# [Work to complete]
Can you transcribe every entry word for word, skipping the images?

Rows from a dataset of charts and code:
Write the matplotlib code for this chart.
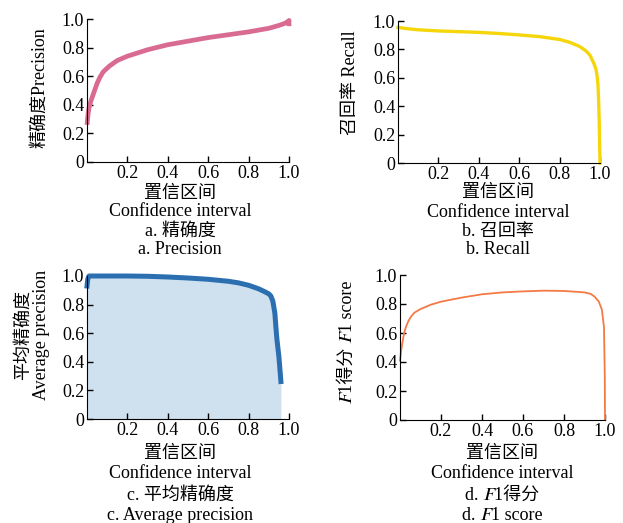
import matplotlib.pyplot as plt

plt.rcParams['font.family'] = ['Liberation Serif', 'Noto Sans CJK SC', 'STIXGeneral']
plt.rcParams['font.size'] = 13

ticks_x = [0.2, 0.4, 0.6, 0.8, 1.0]
ticks_y = [0, 0.2, 0.4, 0.6, 0.8, 1.0]
tick_labels_y = ['0', '0.2', '0.4', '0.6', '0.8', '1.0']

# a. precision vs confidence
prec_x = [0, 0.005, 0.01, 0.02, 0.03, 0.05, 0.063, 0.08, 0.11, 0.15, 0.2, 0.3,
          0.4, 0.5, 0.6, 0.7, 0.8, 0.9, 0.95, 0.98, 0.997, 1.0, 1.0]
prec_y = [0.26, 0.33, 0.38, 0.43, 0.47, 0.55, 0.59, 0.63, 0.67, 0.71, 0.74, 0.785,
          0.82, 0.845, 0.87, 0.89, 0.91, 0.935, 0.955, 0.97, 0.985, 0.99, 0.95]

# b. recall vs confidence
rec_x = [0, 0.05, 0.1, 0.2, 0.3, 0.4, 0.5, 0.6, 0.7, 0.8, 0.85, 0.9, 0.93, 0.95,
         0.97, 0.98, 0.985, 0.99, 0.993, 0.996, 0.998, 1.0]
rec_y = [0.955, 0.945, 0.938, 0.93, 0.925, 0.92, 0.912, 0.902, 0.89, 0.87, 0.85,
         0.82, 0.79, 0.76, 0.70, 0.66, 0.62, 0.55, 0.45, 0.3, 0.15, 0.0]

# c. precision-recall (average precision)
ap_x = [0, 0.004, 0.01, 0.05, 0.1, 0.2, 0.3, 0.4, 0.5, 0.6, 0.7, 0.75, 0.8, 0.85,
        0.88, 0.9, 0.91, 0.92, 0.93, 0.935, 0.94, 0.95, 0.96]
ap_y = [0.93, 0.98, 1.0, 1.0, 1.0, 1.0, 0.998, 0.993, 0.986, 0.977, 0.963, 0.952,
        0.935, 0.91, 0.89, 0.875, 0.86, 0.825, 0.74, 0.645, 0.56, 0.436, 0.262]

# d. F1 vs confidence
f1_x = [0, 0.005, 0.01, 0.02, 0.03, 0.04, 0.055, 0.07, 0.1, 0.15, 0.2, 0.3, 0.4,
        0.5, 0.6, 0.7, 0.8, 0.9, 0.93, 0.95, 0.97, 0.985, 0.995, 0.999, 1.0]
f1_y = [0.41, 0.47, 0.52, 0.6, 0.645, 0.68, 0.715, 0.74, 0.765, 0.795, 0.816, 0.844,
        0.867, 0.88, 0.887, 0.892, 0.89, 0.88, 0.87, 0.85, 0.816, 0.76, 0.64, 0.3, 0.0]

fig = plt.figure(figsize=(6.23, 5.23), dpi=100)
W, H = 623, 523


def make_ax(left, top, right, bottom):
    ax = fig.add_axes([left / W, 1 - bottom / H, (right - left) / W, (bottom - top) / H])
    ax.set_xlim(0, 1)
    ax.set_ylim(0, 1)
    ax.set_xticks(ticks_x)
    ax.set_yticks(ticks_y)
    ax.set_yticklabels(tick_labels_y)
    ax.spines['top'].set_visible(False)
    ax.spines['right'].set_visible(False)
    ax.tick_params(direction='in', length=4, width=1, labelsize=13, pad=2)
    return ax


def captions(cx, ys, lines):
    for y, s in zip(ys, lines):
        fig.text(cx / W, 1 - y / H, s, ha='center', va='center', fontsize=13)


ax1 = make_ax(87, 19, 289, 162)
ax1.plot(prec_x, prec_y, color='#d96b93', lw=3.4, solid_capstyle='butt', clip_on=False)
fig.text(40 / W, 1 - 88 / H, '精确度Precision', rotation=90, ha='center', va='center')
captions(180, [193, 212, 231, 250],
         ['置信区间', 'Confidence interval', 'a. 精确度', 'a. Precision'])

ax2 = make_ax(398, 21, 600, 163)
ax2.plot(rec_x, rec_y, color='#f5d60a', lw=2.4, clip_on=False)
fig.text(350 / W, 1 - 83 / H, '召回率 Recall', rotation=90, ha='center', va='center')
captions(498, [192, 213, 231, 250],
         ['置信区间', 'Confidence interval', 'b. 召回率', 'b. Recall'])

ax3 = make_ax(87, 276, 289, 419)
ax3.fill_between(ap_x, ap_y, 0, color='#cfe0ef', lw=0)
ax3.plot(ap_x, ap_y, color='#2b6fb1', lw=3.6, clip_on=False)
fig.text(32 / W, 1 - 335 / H, '平均精确度\nAverage precision', rotation=90,
         ha='center', va='center', linespacing=1.1)
captions(180, [453, 473, 495, 515],
         ['置信区间', 'Confidence interval', 'c. 平均精确度', 'c. Average precision'])

ax4 = make_ax(400, 275, 605, 420)
ax4.plot(f1_x, f1_y, color='#f47a45', lw=1.3, clip_on=False)
fig.text(347 / W, 1 - 342 / H, '\U0001D4391得分 \U0001D4391 score', rotation=90,
         ha='center', va='center')
captions(502, [453, 473, 495, 515],
         ['置信区间', 'Confidence interval', 'd. \U0001D4391得分', 'd. \U0001D4391 score'])

fig.savefig('out.png', dpi=100)
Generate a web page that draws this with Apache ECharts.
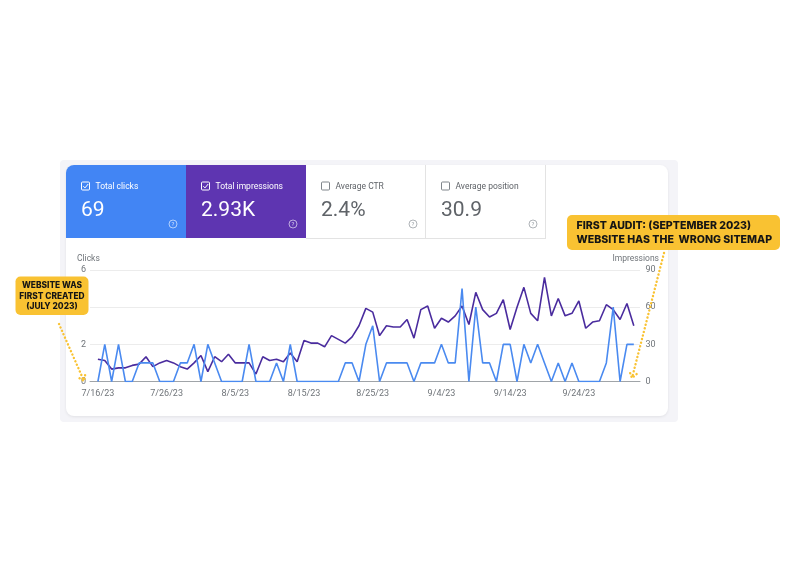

# [Response for this exercise]
Write the matplotlib code for this chart.
import matplotlib.pyplot as plt

plt.rcParams['font.family'] = ['Liberation Serif', 'Noto Sans CJK SC', 'STIXGeneral']
plt.rcParams['font.size'] = 13

ticks_x = [0.2, 0.4, 0.6, 0.8, 1.0]
ticks_y = [0, 0.2, 0.4, 0.6, 0.8, 1.0]
tick_labels_y = ['0', '0.2', '0.4', '0.6', '0.8', '1.0']

# a. precision vs confidence
prec_x = [0, 0.005, 0.01, 0.02, 0.03, 0.05, 0.063, 0.08, 0.11, 0.15, 0.2, 0.3,
          0.4, 0.5, 0.6, 0.7, 0.8, 0.9, 0.95, 0.98, 0.997, 1.0, 1.0]
prec_y = [0.26, 0.33, 0.38, 0.43, 0.47, 0.55, 0.59, 0.63, 0.67, 0.71, 0.74, 0.785,
          0.82, 0.845, 0.87, 0.89, 0.91, 0.935, 0.955, 0.97, 0.985, 0.99, 0.95]

# b. recall vs confidence
rec_x = [0, 0.05, 0.1, 0.2, 0.3, 0.4, 0.5, 0.6, 0.7, 0.8, 0.85, 0.9, 0.93, 0.95,
         0.97, 0.98, 0.985, 0.99, 0.993, 0.996, 0.998, 1.0]
rec_y = [0.955, 0.945, 0.938, 0.93, 0.925, 0.92, 0.912, 0.902, 0.89, 0.87, 0.85,
         0.82, 0.79, 0.76, 0.70, 0.66, 0.62, 0.55, 0.45, 0.3, 0.15, 0.0]

# c. precision-recall (average precision)
ap_x = [0, 0.004, 0.01, 0.05, 0.1, 0.2, 0.3, 0.4, 0.5, 0.6, 0.7, 0.75, 0.8, 0.85,
        0.88, 0.9, 0.91, 0.92, 0.93, 0.935, 0.94, 0.95, 0.96]
ap_y = [0.93, 0.98, 1.0, 1.0, 1.0, 1.0, 0.998, 0.993, 0.986, 0.977, 0.963, 0.952,
        0.935, 0.91, 0.89, 0.875, 0.86, 0.825, 0.74, 0.645, 0.56, 0.436, 0.262]

# d. F1 vs confidence
f1_x = [0, 0.005, 0.01, 0.02, 0.03, 0.04, 0.055, 0.07, 0.1, 0.15, 0.2, 0.3, 0.4,
        0.5, 0.6, 0.7, 0.8, 0.9, 0.93, 0.95, 0.97, 0.985, 0.995, 0.999, 1.0]
f1_y = [0.41, 0.47, 0.52, 0.6, 0.645, 0.68, 0.715, 0.74, 0.765, 0.795, 0.816, 0.844,
        0.867, 0.88, 0.887, 0.892, 0.89, 0.88, 0.87, 0.85, 0.816, 0.76, 0.64, 0.3, 0.0]

fig = plt.figure(figsize=(6.23, 5.23), dpi=100)
W, H = 623, 523


def make_ax(left, top, right, bottom):
    ax = fig.add_axes([left / W, 1 - bottom / H, (right - left) / W, (bottom - top) / H])
    ax.set_xlim(0, 1)
    ax.set_ylim(0, 1)
    ax.set_xticks(ticks_x)
    ax.set_yticks(ticks_y)
    ax.set_yticklabels(tick_labels_y)
    ax.spines['top'].set_visible(False)
    ax.spines['right'].set_visible(False)
    ax.tick_params(direction='in', length=4, width=1, labelsize=13, pad=2)
    return ax


def captions(cx, ys, lines):
    for y, s in zip(ys, lines):
        fig.text(cx / W, 1 - y / H, s, ha='center', va='center', fontsize=13)


ax1 = make_ax(87, 19, 289, 162)
ax1.plot(prec_x, prec_y, color='#d96b93', lw=3.4, solid_capstyle='butt', clip_on=False)
fig.text(40 / W, 1 - 88 / H, '精确度Precision', rotation=90, ha='center', va='center')
captions(180, [193, 212, 231, 250],
         ['置信区间', 'Confidence interval', 'a. 精确度', 'a. Precision'])

ax2 = make_ax(398, 21, 600, 163)
ax2.plot(rec_x, rec_y, color='#f5d60a', lw=2.4, clip_on=False)
fig.text(350 / W, 1 - 83 / H, '召回率 Recall', rotation=90, ha='center', va='center')
captions(498, [192, 213, 231, 250],
         ['置信区间', 'Confidence interval', 'b. 召回率', 'b. Recall'])

ax3 = make_ax(87, 276, 289, 419)
ax3.fill_between(ap_x, ap_y, 0, color='#cfe0ef', lw=0)
ax3.plot(ap_x, ap_y, color='#2b6fb1', lw=3.6, clip_on=False)
fig.text(32 / W, 1 - 335 / H, '平均精确度\nAverage precision', rotation=90,
         ha='center', va='center', linespacing=1.1)
captions(180, [453, 473, 495, 515],
         ['置信区间', 'Confidence interval', 'c. 平均精确度', 'c. Average precision'])

ax4 = make_ax(400, 275, 605, 420)
ax4.plot(f1_x, f1_y, color='#f47a45', lw=1.3, clip_on=False)
fig.text(347 / W, 1 - 342 / H, '\U0001D4391得分 \U0001D4391 score', rotation=90,
         ha='center', va='center')
captions(502, [453, 473, 495, 515],
         ['置信区间', 'Confidence interval', 'd. \U0001D4391得分', 'd. \U0001D4391 score'])

fig.savefig('out.png', dpi=100)
Generate a web page that draws this with Apache ECharts.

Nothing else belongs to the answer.